Using dup() is limited with respect to buffering. I wonder if it is considered in the implementation of perror() in glibc. The following example demonstrates this issue. The output is done not in the order of writing to the stream, but in the order in which the data in the buffer is written-off. Note, that the order of values in the output is not the same as in the program, because the output of fprintf is written-off first (because of "\n"), and the output of fwprintf is written off when program exits.

#include <wchar.h>
#include <stdio.h>
#include <unistd.h>
int main(void)
{
  wint_t wc = L'b';
  fwprintf(stdout, L"%lc", wc);

  /* --- */

  FILE *fp;
  int fd = -1;
  if ((fd = fileno (stdout)) == -1) return 1;
  if ((fd = dup (fd)) == -1) return 1;
  if ((fp = fdopen (fd, "w+")) == NULL) return 1;

  char c = 'h';
  fprintf(fp, "%c\n", c);
  return 0;
}
$ ./a.out 
h
b

But if we use \n in fwprintf, the output is the same as in the program:

$ ./a.out 
b
h

perror() manages to get away with that, because in GNU libc stderr is unbuffered. But will it work safely in programs where stderr is manually set to buffered mode?


This is the patch that I would propose to glibc developers:

diff -urN glibc-2.24.orig/stdio-common/perror.c glibc-2.24/stdio-common/perror.c
--- glibc-2.24.orig/stdio-common/perror.c   2016-08-02 09:01:36.000000000 +0700
+++ glibc-2.24/stdio-common/perror.c    2016-10-10 16:46:03.814756394 +0700
@@ -36,7 +36,7 @@

   errstring = __strerror_r (errnum, buf, sizeof buf);

-  (void) __fxprintf (fp, "%s%s%s\n", s, colon, errstring);
+  (void) _IO_fprintf (fp, "%s%s%s\n", s, colon, errstring);
 }


@@ -55,7 +55,7 @@
      of the stream.  What is supposed to happen when the stream isn't
      oriented yet?  In this case we'll create a new stream which is
      using the same underlying file descriptor.  */
-  if (__builtin_expect (_IO_fwide (stderr, 0) != 0, 1)
+  if (__builtin_expect (_IO_fwide (stderr, 0) < 0, 1)
       || (fd = __fileno (stderr)) == -1
       || (fd = __dup (fd)) == -1
       || (fp = fdopen (fd, "w+")) == NULL)

Solution

  • NOTE: It wasn't easy to find concrete questions in this post; on the whole, the post seems to be an attempt to engage in a discussion about implementation details of glibc, which it seems to me would be better directed to a forum specifically oriented to development of that library such as the libc-alpha mailing list. (Or see https://www.gnu.org/software/libc/development.html for other options.) This sort of discussion is not really a good match for StackOverflow, IMHO. Nonetheless, I tried to answer the questions I could find.

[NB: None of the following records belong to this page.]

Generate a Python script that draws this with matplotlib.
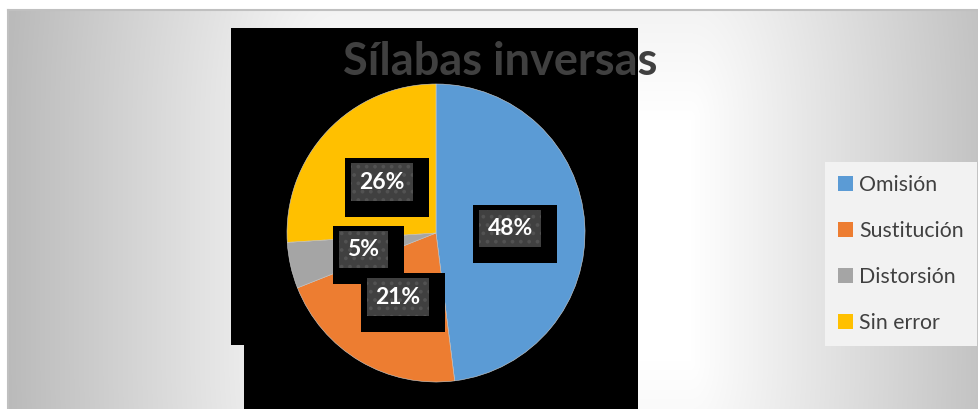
import numpy as np
import matplotlib
matplotlib.use('Agg')
import matplotlib.pyplot as plt
from matplotlib.patches import Polygon, Rectangle

# ---- data ----
categories = ['Omisión', 'Sustitución', 'Distorsión', 'Sin error']
values = [48, 21, 5, 26]
colors = ['#5B9BD5', '#ED7D31', '#A5A5A5', '#FFC000']
title = 'Sílabas inversas'

W, H = 979, 409
fig = plt.figure(figsize=(W / 100, H / 100), dpi=100, facecolor='white')
ax = fig.add_axes([0, 0, 1, 1])

# ---- background gradient (chart area) ----
x0, ytop = 8, 10
yy, xx = np.mgrid[ytop:H, x0:W].astype(float)
cx, cy = 515.0, 240.0
ex = np.clip(np.abs(xx - cx) - 175, 0, None)
ey = 0.5 * np.clip(np.abs(yy - cy) - 120, 0, None)
d = np.sqrt(ex ** 2 + ey ** 2)
val = 1 - 0.235 * np.clip(d / 290, 0, 1.15)
img = np.dstack([val, val, val])
ax.imshow(img, extent=(x0, W, 0, H - ytop), origin='upper', zorder=0,
          interpolation='bilinear', aspect='auto')
ax.plot([x0, W], [H - ytop, H - ytop], color='#c0c0c0', lw=1.5, zorder=0.5)
ax.plot([x0, x0], [0, H - ytop], color='#c0c0c0', lw=1.5, zorder=0.5)

# ---- black rendering artifact behind the plot area ----
blk = Polygon([(231, H - 28), (638, H - 28), (638, 0), (244, 0), (244, H - 345), (231, H - 345)],
              closed=True, facecolor='black', edgecolor='none', zorder=0.8)
ax.add_patch(blk)

# ---- pie ----
wedges, texts, autotexts = ax.pie(
    values, colors=colors, startangle=90, counterclock=False,
    center=(436, H - 233), radius=149, autopct='%1.0f%%', pctdistance=0.5,
    frame=True, wedgeprops=dict(edgecolor='#d0d0d0', linewidth=0.4),
    textprops=dict(color='white', fontsize=16.5, fontweight='bold', family='Lato'))

plt.rcParams['hatch.linewidth'] = 1.5
for at in autotexts:
    at.set_zorder(5)
    at.set_bbox(dict(boxstyle='square,pad=0.36', facecolor='#404040',
                     edgecolor='#525252', linewidth=0, hatch='..'))

ax.set_xlim(0, W)
ax.set_ylim(0, H)
ax.set_aspect('auto')
ax.axis('off')

# black offset boxes behind the data labels
fig.canvas.draw()
inv = ax.transData.inverted()
for at in autotexts:
    bb = at.get_bbox_patch().get_window_extent()
    (bx0, by0), (bx1, by1) = inv.transform([(bb.x0, bb.y0), (bb.x1, bb.y1)])
    ax.add_patch(Rectangle((bx0 - 6, by0 - 16), (bx1 - bx0) + 22, (by1 - by0) + 21,
                           facecolor='black', edgecolor='none', zorder=4))

# ---- title ----
ax.text(500, H - 75, title, ha='center', va='baseline', fontsize=32.5,
        fontweight='bold', color='#404040', family='Lato', zorder=6)

# ---- legend ----
leg = ax.legend(wedges, categories, loc='upper left', bbox_to_anchor=(825, H - 162),
                bbox_transform=ax.transData, borderaxespad=0, frameon=True,
                fancybox=False, framealpha=1, facecolor='#f2f2f2', edgecolor='none',
                prop=dict(family='Lato', size=15.3), handlelength=0.68, handleheight=0.68,
                handletextpad=0.3, labelspacing=1.22, borderpad=0.62, labelcolor='#404040')
leg.set_zorder(6)
for h in leg.legend_handles:
    h.set_edgecolor('none')

fig.savefig('out.png', dpi=100, facecolor='white')
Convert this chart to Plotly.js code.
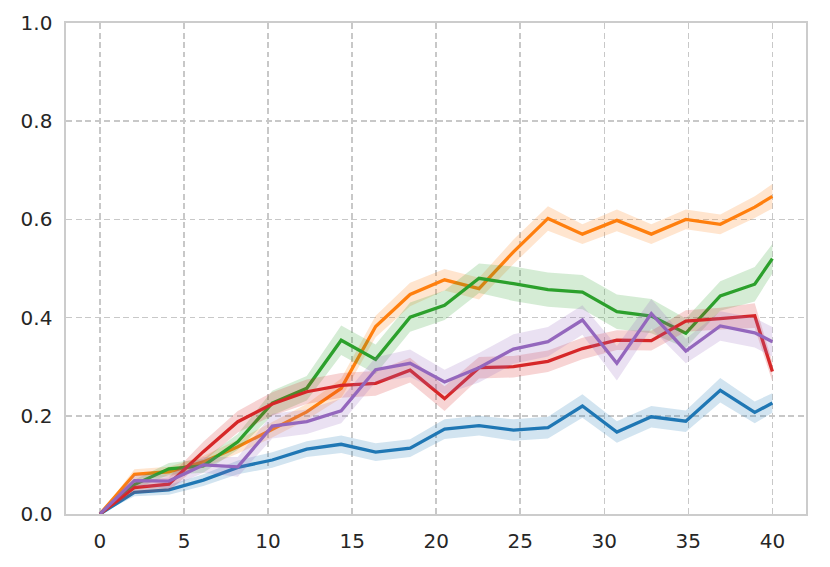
<!DOCTYPE html>
<html>
<head>
<meta charset="utf-8">
<script src="https://cdn.plot.ly/plotly-3.0.1.min.js"></script>
<style>
  html, body { margin: 0; padding: 0; background: #fff; }
  #chart { width: 830px; height: 567px; }
</style>
</head>
<body>
<div id="chart"></div>
<script>
// steps (x) shared by all runs
const steps = [0, 2.05, 4.1, 6.15, 8.2, 10.25, 12.3, 14.35, 16.4, 18.45, 20.5,
               22.55, 24.6, 26.65, 28.7, 30.75, 32.8, 34.85, 36.9, 38.95, 40];

// mean curves
const blueMean   = [0, 0.044, 0.049, 0.069, 0.095, 0.110, 0.132, 0.142, 0.126, 0.134, 0.173,
                    0.180, 0.171, 0.176, 0.220, 0.167, 0.198, 0.189, 0.252, 0.207, 0.226];
const orangeMean = [0, 0.081, 0.086, 0.106, 0.137, 0.172, 0.208, 0.256, 0.382, 0.447, 0.477,
                    0.459, 0.534, 0.602, 0.570, 0.598, 0.570, 0.600, 0.590, 0.625, 0.647];
const greenMean  = [0, 0.060, 0.092, 0.098, 0.147, 0.226, 0.256, 0.354, 0.315, 0.401, 0.425,
                    0.480, 0.469, 0.457, 0.452, 0.412, 0.403, 0.368, 0.444, 0.468, 0.520];
const redMean    = [0, 0.054, 0.061, 0.127, 0.188, 0.224, 0.249, 0.262, 0.266, 0.293, 0.235,
                    0.298, 0.300, 0.311, 0.337, 0.354, 0.353, 0.393, 0.398, 0.404, 0.290];
const purpleMean = [0, 0.068, 0.067, 0.100, 0.096, 0.179, 0.188, 0.210, 0.294, 0.307, 0.269,
                    0.298, 0.336, 0.351, 0.395, 0.307, 0.408, 0.332, 0.383, 0.369, 0.351];

// half-width of the shaded band around each mean
const blueErr   = [0, 0.008, 0.010, 0.012, 0.014, 0.016, 0.016, 0.018, 0.018, 0.018, 0.020,
                   0.020, 0.022, 0.022, 0.024, 0.022, 0.022, 0.022, 0.025, 0.022, 0.020];
const orangeErr = [0, 0.010, 0.010, 0.012, 0.014, 0.016, 0.016, 0.020, 0.022, 0.024, 0.022,
                   0.022, 0.025, 0.025, 0.020, 0.022, 0.020, 0.020, 0.020, 0.022, 0.025];
const greenErr  = [0, 0.010, 0.012, 0.014, 0.016, 0.025, 0.025, 0.030, 0.030, 0.030, 0.030,
                   0.030, 0.035, 0.035, 0.035, 0.035, 0.035, 0.030, 0.030, 0.035, 0.030];
const redErr    = [0, 0.012, 0.014, 0.020, 0.022, 0.024, 0.025, 0.025, 0.025, 0.025, 0.025,
                   0.022, 0.022, 0.022, 0.022, 0.020, 0.020, 0.022, 0.022, 0.025, 0.020];
const purpleErr = [0, 0.012, 0.014, 0.016, 0.020, 0.025, 0.025, 0.025, 0.025, 0.028, 0.025,
                   0.030, 0.030, 0.030, 0.030, 0.035, 0.030, 0.025, 0.030, 0.030, 0.030];

const series = [
    { mean: blueMean,   err: blueErr,   color: '#1f77b4', fill: 'rgba(31,119,180,0.2)' },
    { mean: orangeMean, err: orangeErr, color: '#ff7f0e', fill: 'rgba(255,127,14,0.2)' },
    { mean: greenMean,  err: greenErr,  color: '#2ca02c', fill: 'rgba(44,160,44,0.2)' },
    { mean: redMean,    err: redErr,    color: '#d62728', fill: 'rgba(214,39,40,0.2)' },
    { mean: purpleMean, err: purpleErr, color: '#9467bd', fill: 'rgba(148,103,189,0.2)' }
];

const data = [];
series.forEach(s => {
    // band as one closed polygon: upper edge forward, lower edge back
    const upper = s.mean.map((m, i) => m + s.err[i]);
    const lower = s.mean.map((m, i) => m - s.err[i]);
    data.push({
        x: steps.concat(steps.slice().reverse()),
        y: upper.concat(lower.slice().reverse()),
        type: 'scatter', mode: 'lines',
        fill: 'toself', fillcolor: s.fill,
        line: { width: 0 },
        hoverinfo: 'skip', showlegend: false
    });
    data.push({
        x: steps, y: s.mean,
        type: 'scatter', mode: 'lines',
        line: { color: s.color, width: 3.3 },
        showlegend: false
    });
});

const axisCommon = {
    showgrid: true,
    gridcolor: '#c8c8c8',
    gridwidth: 1.5,
    griddash: '6px,3.5px',
    zeroline: false,
    showline: true,
    mirror: true,
    linecolor: '#cccccc',
    linewidth: 1.6,
    ticks: '',
    tickfont: { family: 'DejaVu Sans', size: 20, color: '#262626' }
};

const layout = {
    width: 830, height: 567,
    paper_bgcolor: '#ffffff',
    plot_bgcolor: '#ffffff',
    margin: { l: 66, r: 24, t: 23, b: 53 },
    xaxis: Object.assign({}, axisCommon, {
        range: [-2.02, 42.0],
        tickvals: [0, 5, 10, 15, 20, 25, 30, 35, 40],
        ticklabelstandoff: 8
    }),
    yaxis: Object.assign({}, axisCommon, {
        range: [0, 1.0],
        tickvals: [0, 0.2, 0.4, 0.6, 0.8, 1.0],
        tickformat: '.1f',
        ticklabelstandoff: 8
    })
};

Plotly.newPlot('chart', data, layout, { displayModeBar: false, staticPlot: true });
</script>
</body>
</html>
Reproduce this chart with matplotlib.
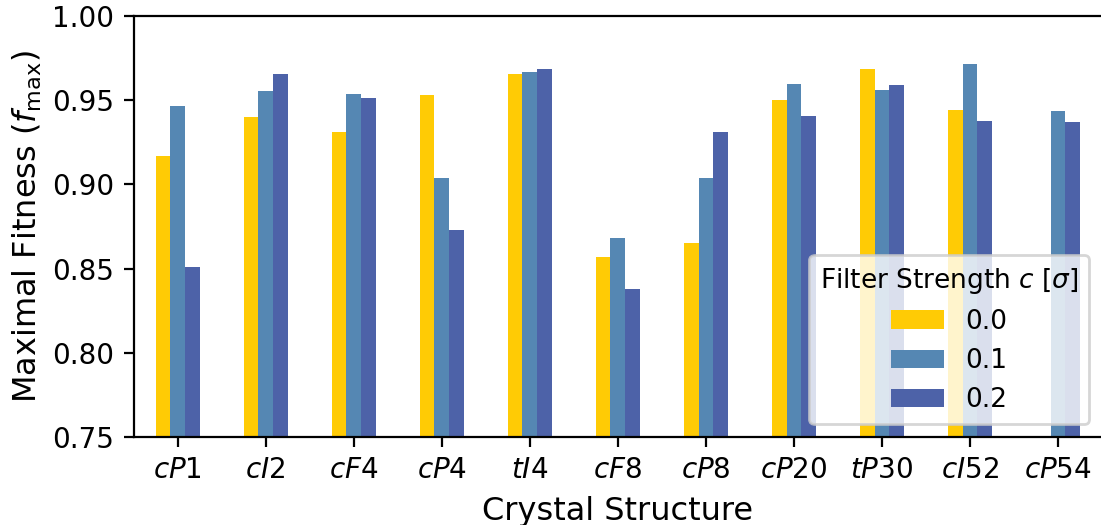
import numpy as np
import matplotlib
matplotlib.use("Agg")
from matplotlib import pyplot

structures = ["cP1", "cI2", "cF4", "cP4", "tI4", "cF8", "cP8", "cP20", "tP30", "cI52", "cP54"]
strengths = ["0.0", "0.1", "0.2"]

# maximal fitness per filter strength (cP54 has no value for c = 0.0)
fit_00 = [0.917, 0.940, 0.931, 0.953, 0.9655, 0.857, 0.865, 0.950, 0.9685, 0.944, np.nan]
fit_01 = [0.9467, 0.9555, 0.9537, 0.904, 0.9667, 0.868, 0.904, 0.9597, 0.956, 0.9715, 0.9437]
fit_02 = [0.8508, 0.9656, 0.9514, 0.8727, 0.9685, 0.8378, 0.9313, 0.9408, 0.959, 0.9378, 0.9372]

colors = ["#ffcb05", "#5587b3", "#4d62a8"]

fig, ax = pyplot.subplots(figsize=(1101 / 200, 525 / 200), dpi=200)
fig.subplots_adjust(left=0.1213, right=1.001, top=0.9695, bottom=0.1676)

x = np.arange(len(structures))
w = 0.5 / 3
for i, (vals, lab) in enumerate(zip([fit_00, fit_01, fit_02], strengths)):
    ax.bar(x + (i - 1) * w, vals, width=w, color=colors[i], label=lab)

ax.set_xlim(-0.5, len(structures) - 0.5)
ax.set_ylim(0.75, 1.00)
ax.set_yticks([0.75, 0.80, 0.85, 0.90, 0.95, 1.00])
ax.set_xticks(x)
ax.set_xticklabels(["$" + s + "$" for s in structures])
ax.tick_params(labelsize=10)

ax.set_xlabel("Crystal Structure", fontsize=11.5)
ax.set_ylabel(r"Maximal Fitness ($f_{\mathrm{max}}$)", fontsize=11.5, labelpad=3)

ax.legend(title=r"Filter Strength $c$ [$\sigma$]", loc="lower right",
          fontsize=9.5, title_fontsize=9.5)

fig.savefig("out.png", dpi=200)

    1. How does wfmt[i] = fmt[i]; convert from multibyte to wide character?

      Actually, the code is:

      assert(isascii(fmt[i]));
      wfmt[i] = fmt[i];
      

      which is based on the fact that the numeric value of an ascii character is the same as a wchar_t. Strictly speaking, this need not be the case. The C standard specifies:

      Each member of the basic character set shall have a code value equal to its value when used as the lone character in an integer character constant if an implementation does not define __STDC_MB_MIGHT_NEQ_WC__. (§7.19/2)

      (gcc does not define that symbol.)

      However, that only applies to characters in the basic set, not to all characters recognized by isascii. The basic character set contains the 91 printable ascii characters as well as space, newline, horizontal tab, vertical tab and form feed. So it is theoretically possible that one of the remaining control characters will not be correctly converted. However, the actual format string used in the call to __fxprintf only contains characters from the basic character set, so in practice this pedantic detail is not important.

    2. Why there is no assert warning when we execute perror("привет мир");?

      Because only the format string is being converted, and the format string (which is "%s%s%s\n") contains only ascii characters. Since the format string contains %s (and not %ls), the argument is expected to be char* (and not wchar_t*) in both the narrow- and wide-character orientations.

    3. Can we use dup() on wide-oriented stderr to make it not wide-oriented?

      That would not be a good idea. First, if the stream has an orientation, it might also have a non-empty internal buffer. Since that buffer is part of the stdio library and not of the underlying Posix fd, it will not be shared with the duplicate fd. So the message printed by perror might be interpolated in the middle of some existing output. In addition, it is possible that the multibyte encoding has shift states, and that the output stream is not currently in the initial shift state. In that case, outputting an ascii sequence could result in garbled output.

      In the actual implementation, the dup is only performed on streams without orientation; these streams have never had any output directed at them, so they are definitely still in the initial shift state with an empty buffer (if the stream is buffered).

    4. Is it worth posting an issue about this improvement to glibc developers?

      That is up to you, but don't do it here. The normal way of doing that would be to file a bug. There is no reason to believe that glibc developers read SO questions, and even if they do, someone would have to copy the issue to a bug, and also copy any proposed patch.